--- begin INPUT FOR THIS TASK ---
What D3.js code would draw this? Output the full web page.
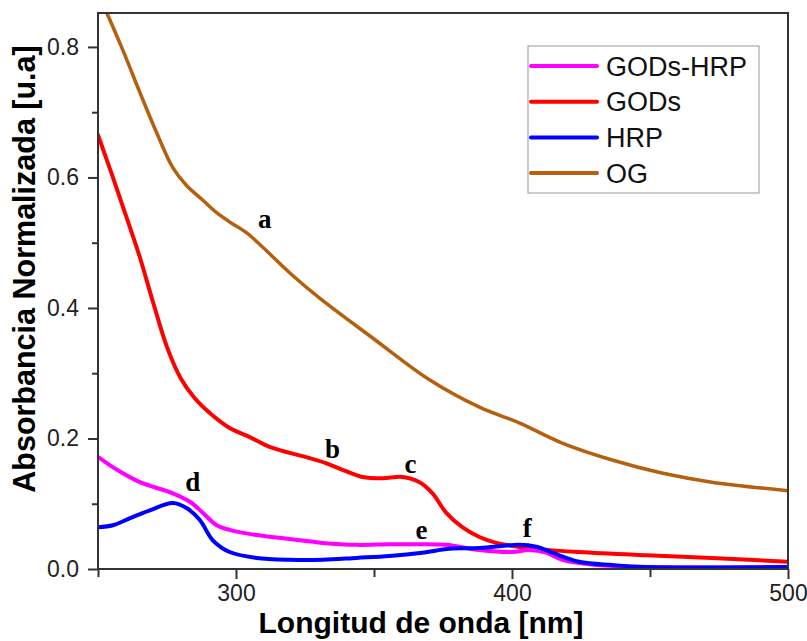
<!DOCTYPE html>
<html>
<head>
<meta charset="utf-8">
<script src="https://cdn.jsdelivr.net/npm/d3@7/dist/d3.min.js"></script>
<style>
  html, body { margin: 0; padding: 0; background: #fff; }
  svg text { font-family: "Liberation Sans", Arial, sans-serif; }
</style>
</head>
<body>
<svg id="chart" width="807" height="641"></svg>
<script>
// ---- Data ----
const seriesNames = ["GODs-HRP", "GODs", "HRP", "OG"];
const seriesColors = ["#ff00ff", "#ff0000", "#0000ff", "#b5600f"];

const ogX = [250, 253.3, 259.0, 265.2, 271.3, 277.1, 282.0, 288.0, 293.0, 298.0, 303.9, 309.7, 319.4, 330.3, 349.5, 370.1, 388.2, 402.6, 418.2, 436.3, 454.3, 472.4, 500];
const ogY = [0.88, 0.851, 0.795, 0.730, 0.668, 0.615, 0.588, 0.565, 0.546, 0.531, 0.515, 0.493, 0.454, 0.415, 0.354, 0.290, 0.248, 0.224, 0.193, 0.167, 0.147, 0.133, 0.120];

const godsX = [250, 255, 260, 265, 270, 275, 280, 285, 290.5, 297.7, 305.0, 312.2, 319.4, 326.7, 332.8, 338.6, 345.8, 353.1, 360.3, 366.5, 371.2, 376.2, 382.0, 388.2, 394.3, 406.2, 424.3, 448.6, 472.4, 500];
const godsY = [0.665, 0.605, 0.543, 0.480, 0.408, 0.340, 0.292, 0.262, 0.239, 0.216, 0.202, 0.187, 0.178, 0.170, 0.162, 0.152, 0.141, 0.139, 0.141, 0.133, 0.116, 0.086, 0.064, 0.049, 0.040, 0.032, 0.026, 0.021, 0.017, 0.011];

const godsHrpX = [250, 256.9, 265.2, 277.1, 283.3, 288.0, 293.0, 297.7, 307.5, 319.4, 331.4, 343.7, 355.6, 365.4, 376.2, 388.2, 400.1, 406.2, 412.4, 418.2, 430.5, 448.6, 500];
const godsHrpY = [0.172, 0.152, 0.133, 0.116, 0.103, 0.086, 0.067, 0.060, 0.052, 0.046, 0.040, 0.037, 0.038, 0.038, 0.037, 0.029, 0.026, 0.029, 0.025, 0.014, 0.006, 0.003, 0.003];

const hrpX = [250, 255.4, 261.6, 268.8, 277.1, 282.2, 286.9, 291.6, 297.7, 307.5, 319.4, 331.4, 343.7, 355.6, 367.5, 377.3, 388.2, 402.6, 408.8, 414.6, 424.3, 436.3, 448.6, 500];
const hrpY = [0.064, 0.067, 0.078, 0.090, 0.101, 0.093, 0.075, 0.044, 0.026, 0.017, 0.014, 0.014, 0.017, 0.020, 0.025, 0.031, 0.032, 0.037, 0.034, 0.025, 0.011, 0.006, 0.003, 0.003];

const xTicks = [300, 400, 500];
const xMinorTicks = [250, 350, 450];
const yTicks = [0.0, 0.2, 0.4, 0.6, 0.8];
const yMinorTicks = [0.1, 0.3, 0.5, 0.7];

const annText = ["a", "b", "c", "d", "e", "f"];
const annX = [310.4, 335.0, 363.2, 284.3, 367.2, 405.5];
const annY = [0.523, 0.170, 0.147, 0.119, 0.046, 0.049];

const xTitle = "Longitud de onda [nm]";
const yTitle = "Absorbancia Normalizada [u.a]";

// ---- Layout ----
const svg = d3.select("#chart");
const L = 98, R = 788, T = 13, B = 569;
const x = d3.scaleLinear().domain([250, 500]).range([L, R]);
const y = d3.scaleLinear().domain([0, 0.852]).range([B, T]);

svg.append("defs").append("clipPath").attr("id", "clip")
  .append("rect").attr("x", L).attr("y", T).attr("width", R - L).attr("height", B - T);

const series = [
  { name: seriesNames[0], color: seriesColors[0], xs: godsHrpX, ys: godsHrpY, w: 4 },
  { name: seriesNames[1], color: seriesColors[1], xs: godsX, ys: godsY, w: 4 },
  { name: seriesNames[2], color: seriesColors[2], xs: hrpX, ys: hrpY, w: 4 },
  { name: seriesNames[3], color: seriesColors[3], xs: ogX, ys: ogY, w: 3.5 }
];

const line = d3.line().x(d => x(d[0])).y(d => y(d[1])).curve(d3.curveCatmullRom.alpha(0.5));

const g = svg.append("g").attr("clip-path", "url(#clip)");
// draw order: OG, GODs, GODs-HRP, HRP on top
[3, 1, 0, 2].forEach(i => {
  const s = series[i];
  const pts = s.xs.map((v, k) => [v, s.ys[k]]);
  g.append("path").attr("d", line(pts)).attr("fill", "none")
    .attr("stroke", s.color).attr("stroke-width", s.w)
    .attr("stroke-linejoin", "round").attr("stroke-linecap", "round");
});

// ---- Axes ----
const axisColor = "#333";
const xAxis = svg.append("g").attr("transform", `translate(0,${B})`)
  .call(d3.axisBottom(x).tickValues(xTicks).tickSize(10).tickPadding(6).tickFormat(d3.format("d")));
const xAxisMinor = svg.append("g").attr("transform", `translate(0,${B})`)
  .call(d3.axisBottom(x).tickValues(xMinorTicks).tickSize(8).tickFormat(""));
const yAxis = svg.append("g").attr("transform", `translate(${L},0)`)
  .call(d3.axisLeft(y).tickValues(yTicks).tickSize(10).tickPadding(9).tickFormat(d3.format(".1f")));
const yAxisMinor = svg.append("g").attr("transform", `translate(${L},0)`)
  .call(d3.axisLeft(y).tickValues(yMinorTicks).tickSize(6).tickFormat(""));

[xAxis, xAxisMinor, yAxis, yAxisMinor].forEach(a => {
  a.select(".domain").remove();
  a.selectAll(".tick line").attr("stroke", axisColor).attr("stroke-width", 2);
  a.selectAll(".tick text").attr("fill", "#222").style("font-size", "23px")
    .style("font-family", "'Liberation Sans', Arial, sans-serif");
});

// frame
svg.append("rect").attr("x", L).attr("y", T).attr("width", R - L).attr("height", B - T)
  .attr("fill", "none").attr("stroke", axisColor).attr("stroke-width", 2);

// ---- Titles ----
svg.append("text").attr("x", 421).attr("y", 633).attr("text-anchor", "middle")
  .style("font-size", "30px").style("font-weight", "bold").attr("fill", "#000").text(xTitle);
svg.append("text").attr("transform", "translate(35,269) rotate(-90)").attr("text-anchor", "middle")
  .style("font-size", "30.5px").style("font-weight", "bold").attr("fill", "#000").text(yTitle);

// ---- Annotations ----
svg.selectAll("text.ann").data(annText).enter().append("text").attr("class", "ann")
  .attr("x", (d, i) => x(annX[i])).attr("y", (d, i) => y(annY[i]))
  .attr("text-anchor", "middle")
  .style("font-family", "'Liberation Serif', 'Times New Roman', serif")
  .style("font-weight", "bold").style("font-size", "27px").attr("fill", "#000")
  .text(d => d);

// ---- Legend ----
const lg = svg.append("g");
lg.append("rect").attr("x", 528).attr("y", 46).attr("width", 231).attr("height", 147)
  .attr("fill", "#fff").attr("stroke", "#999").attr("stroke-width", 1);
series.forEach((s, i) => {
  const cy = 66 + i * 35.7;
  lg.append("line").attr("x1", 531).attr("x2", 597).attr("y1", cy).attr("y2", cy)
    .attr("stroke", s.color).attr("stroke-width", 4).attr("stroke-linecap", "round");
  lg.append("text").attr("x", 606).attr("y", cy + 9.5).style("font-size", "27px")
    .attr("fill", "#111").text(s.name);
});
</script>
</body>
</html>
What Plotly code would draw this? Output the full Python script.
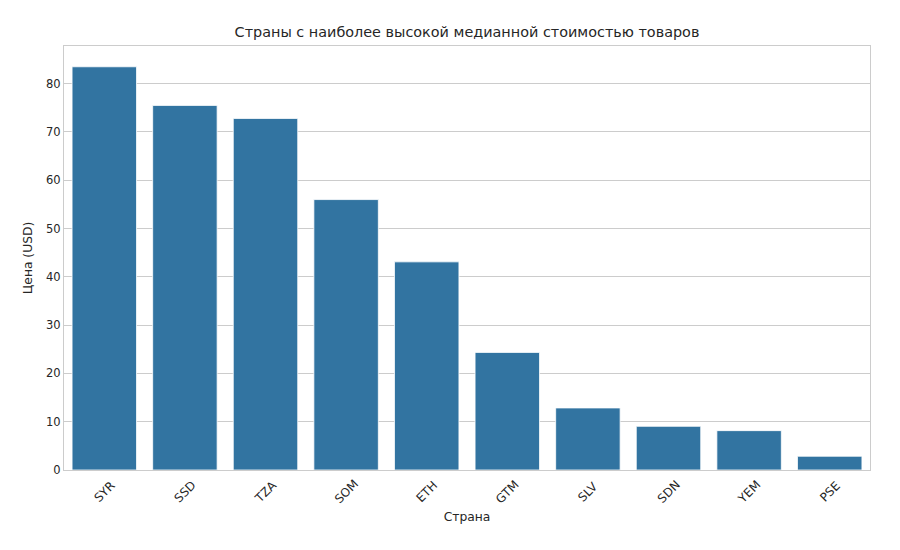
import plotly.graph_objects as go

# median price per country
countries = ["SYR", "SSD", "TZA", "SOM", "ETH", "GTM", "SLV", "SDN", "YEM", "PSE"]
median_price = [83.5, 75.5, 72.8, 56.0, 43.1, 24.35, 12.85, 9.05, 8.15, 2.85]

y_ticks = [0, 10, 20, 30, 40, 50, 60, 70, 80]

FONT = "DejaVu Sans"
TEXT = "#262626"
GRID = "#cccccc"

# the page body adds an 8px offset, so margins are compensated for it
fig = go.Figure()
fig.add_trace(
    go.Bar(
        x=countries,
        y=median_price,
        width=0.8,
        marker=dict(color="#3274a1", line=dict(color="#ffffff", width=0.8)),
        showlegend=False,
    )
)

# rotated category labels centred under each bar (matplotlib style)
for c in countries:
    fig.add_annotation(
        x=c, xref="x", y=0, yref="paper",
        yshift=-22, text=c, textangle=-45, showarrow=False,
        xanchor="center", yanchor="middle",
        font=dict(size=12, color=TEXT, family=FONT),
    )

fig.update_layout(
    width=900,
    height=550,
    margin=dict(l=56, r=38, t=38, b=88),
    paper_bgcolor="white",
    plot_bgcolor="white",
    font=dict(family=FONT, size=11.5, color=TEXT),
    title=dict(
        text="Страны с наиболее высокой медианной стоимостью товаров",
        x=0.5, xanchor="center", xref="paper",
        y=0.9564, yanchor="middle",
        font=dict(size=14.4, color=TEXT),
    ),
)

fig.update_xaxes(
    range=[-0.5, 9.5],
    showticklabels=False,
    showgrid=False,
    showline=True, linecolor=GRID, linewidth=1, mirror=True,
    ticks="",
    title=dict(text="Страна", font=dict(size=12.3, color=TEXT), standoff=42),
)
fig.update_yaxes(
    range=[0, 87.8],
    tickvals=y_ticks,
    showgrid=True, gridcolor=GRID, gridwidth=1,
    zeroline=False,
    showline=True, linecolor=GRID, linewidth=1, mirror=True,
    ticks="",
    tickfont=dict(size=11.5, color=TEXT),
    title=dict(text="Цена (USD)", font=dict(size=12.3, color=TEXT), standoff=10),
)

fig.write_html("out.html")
--- end INPUT FOR THIS TASK ---
* _EXERCISE DIRECTIONS_: Extract the lines exactly, please: the first line of the listing, the line with "0.147, 0.133, 0.120];", and every line between them, but no pictures.

* _WRITTEN RESPONSE_:
What D3.js code would draw this? Output the full web page.
<!DOCTYPE html>
<html>
<head>
<meta charset="utf-8">
<script src="https://cdn.jsdelivr.net/npm/d3@7/dist/d3.min.js"></script>
<style>
  html, body { margin: 0; padding: 0; background: #fff; }
  svg text { font-family: "Liberation Sans", Arial, sans-serif; }
</style>
</head>
<body>
<svg id="chart" width="807" height="641"></svg>
<script>
// ---- Data ----
const seriesNames = ["GODs-HRP", "GODs", "HRP", "OG"];
const seriesColors = ["#ff00ff", "#ff0000", "#0000ff", "#b5600f"];

const ogX = [250, 253.3, 259.0, 265.2, 271.3, 277.1, 282.0, 288.0, 293.0, 298.0, 303.9, 309.7, 319.4, 330.3, 349.5, 370.1, 388.2, 402.6, 418.2, 436.3, 454.3, 472.4, 500];
const ogY = [0.88, 0.851, 0.795, 0.730, 0.668, 0.615, 0.588, 0.565, 0.546, 0.531, 0.515, 0.493, 0.454, 0.415, 0.354, 0.290, 0.248, 0.224, 0.193, 0.167, 0.147, 0.133, 0.120];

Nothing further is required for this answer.